Дж. Лакофф и М. Джонсон считали, что метафорические репрезентации концептов
носят системный характер. В этой связи они определили целый ряд когнитивных
метафор, моделей, действующих в человеческом сознании (любовь - путешествие).
2. Когнитивная метафора позволяет осмыслить
концепты, отстоящие сколь угодно далеко от исходно принятых.
3. Когнитивная метафора позволяет осмыслить одни
концепты с опорой на другие, служащие эталоном. М. Минский утверждает, что
аналогии, основанные на когнитивной метафоре, «дают нам возможность увидеть
какой-либо предмет или идею как бы в свете другого предмета или идеи, что
позволяет применить знание и опыт, приобретенный в одной области, для решения
проблемы в другой области».[31]
Иными словами, когнитивная метафора обеспечивает
концептуализацию неизученного объекта по аналогии с уже сложившейся системой
понятий.
1.3. Классификации когнитивных метафор
В истории лингвистики существовало несколько трактовок
вопроса классификации метафор. Разные исследователи выделяли их в определенные
типы, разрабатывали различные подходы и критерии, в соответствии с которыми
распределяли затем метафоры по разным классам.

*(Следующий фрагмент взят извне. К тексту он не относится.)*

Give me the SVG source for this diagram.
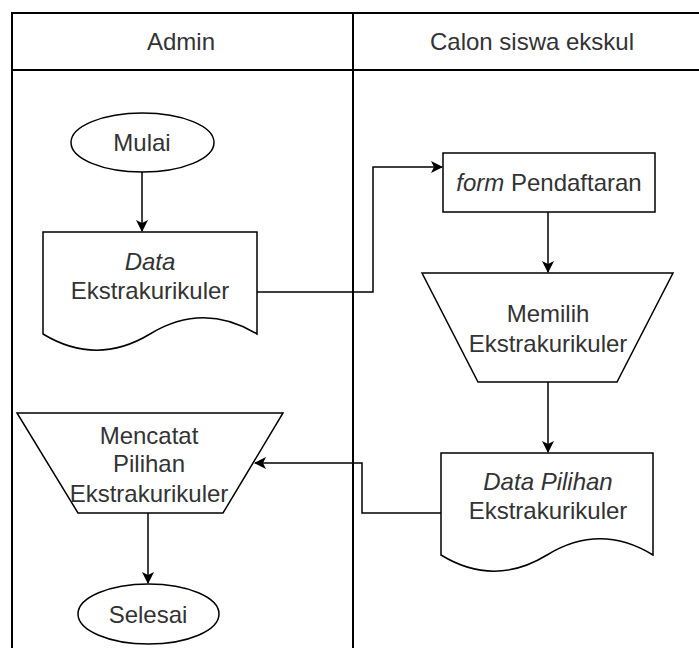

В рамках метонимической (основанной на смежности понятий)
стратегии намечаются два варианта: метонимическая феноменологическая стратегия
и метонимическая ноуменологическая стратегия. Первая задает концептуализацию
через примеры, образцы или просто через отдельные проявления. Например, любовь
можно концептуализировать через примеры влюбленных пар – Ромео и Джульетта,
Тристан и Изольда, Мастер и Маргарита – или через проявления любви: «Любовь –
это поцелуи, свидания, волнения».
Вторая стратегия использует гиперонимы. Это классическое
определение через род и видовую специфику: «Любовь — чувство, возникающее между
мужчиной и женщиной». В основе обеих стратегий лежат отношения смежности. Одно
явление определяется через другое, гомогенное ему. Связь между явлениями
присутствует в реальности.
В рамках метафорической (основанной на сходстве) стратегии
тоже можно выделить два подхода: ноуменологический – связанный с гетерогенной
метафорой, и феноменологический – связанный с гомогенной метафорой, или
символом. Гетерогенная метафора, например «любовь – священная болезнь»,
построена на том, что какое-то явление концептуализируется через уподобление
другому, как правило, понимаемому более плоско и обедненно.